Not that I've played every game out there, but the closest I saw this idea working the way intended was in the early Runequest rules. Your POW (power) stat is used to defend against magical/spiritual attacks, and also used to power such attacks. This creates an interesting dynamic where the harder and more often you hit something with magic, the more vulnerable to magic you become. It works more or less as intended, because in Runequest, everyone can use some kind of magic, and you need to discourage casual use.

Note that the intent was to discourage use. The Runequest folks could have predicted the SW result of force users not wanting to use those powers. And even so, it is also no accident that later versions of the rules went to some form of "magic points" as a derived stat from POW, so that MP can move around and get used, but POW stays more stable. This also gets around the niche problem of the great wizard or priest who has cast a lot of magic going down to a simple charm faster than a dumb fighter type (a feature for some, but a bug for many).
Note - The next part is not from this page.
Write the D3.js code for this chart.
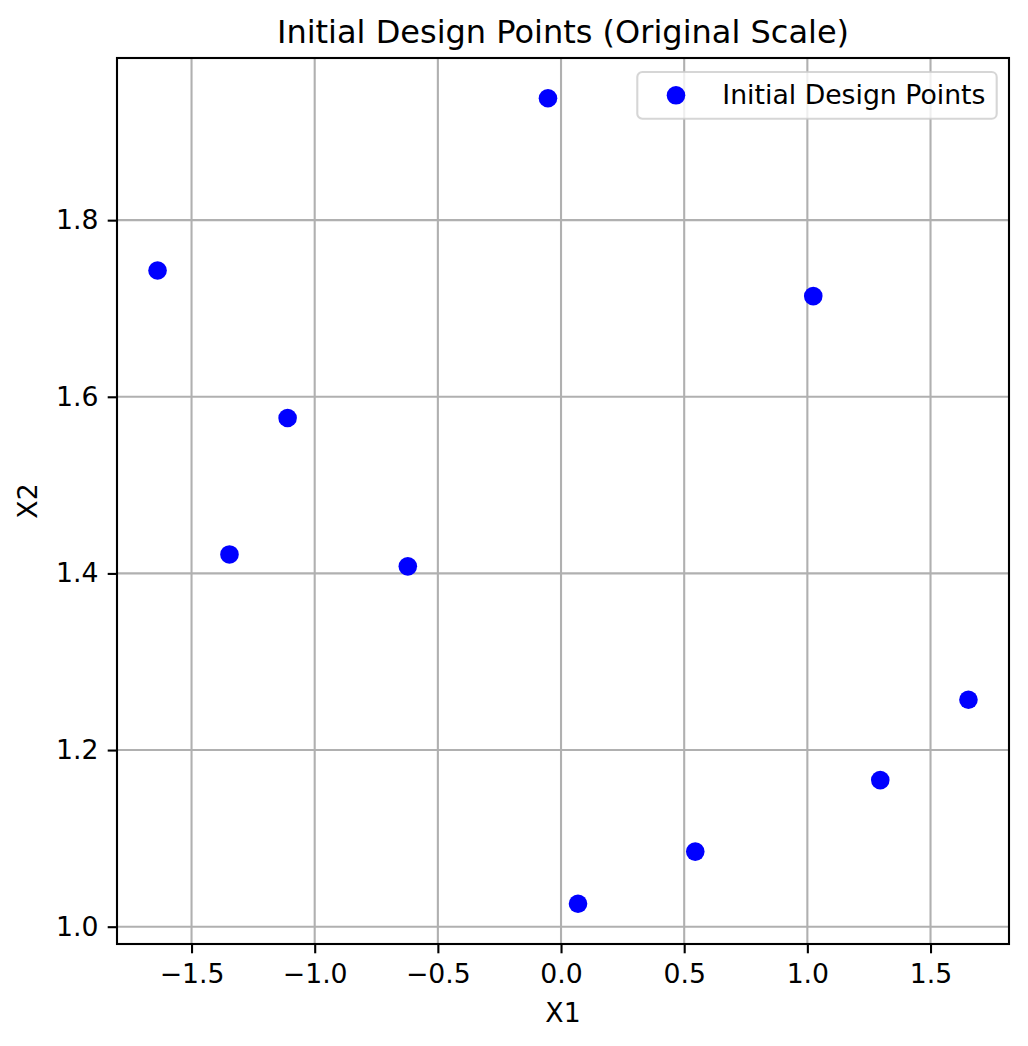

For a D&D variant, if you really wanted something like this, I'd recommend deriving hit points and "fatigue points" or whatever you want to call them from a common source. And then use that common source as a way of replenishing both. A repurposed surge might work for that. That is, a given surge could be used to replace hit points or these other points, but not both. I think by the time you got done, then abstracted the system properly to match the rest of the D&D structure, you'd wind up with powers usable N times per time increment, or something that might as well be that. But that's never stopped the Power Point advocates before. ;)
 

There's the 'the engines cannae handle it' variant, where psychic or magic powers can be recharged/ paid for by taking it out on your own hide. Play this a lot for the descriptive options from slight nosebleed up to 'your head just exploded'.
 

I like the idea. I've implemented something similar, but not with the regular "hit points" in my game. Those represent meat. I have a second type of hit points that represent fatigue, and you can sacrifice those to get a bonus on certain checks. These fatigue hit points (not what they're actually called, but eh) return some amount each round, based on your Constitution.

The bonuses are admittedly pretty small, but hit points are a good amount harder to get in my game, too, so that helps with combat.

As always, play what you like :)
 

I'd rather play with a version that granted extra action points as hit points were reduced by damage. Something like . . . one at 1/4, another a 1/2, another at 3/4, another while stabilizing at under 0-hp but not dead yet.

Would incentivize playing without healing to full after every combat.
Would give melee types coolio things just for being the meet shield sucking up damage.
Would offer instant backup for spellcasters caught from behind.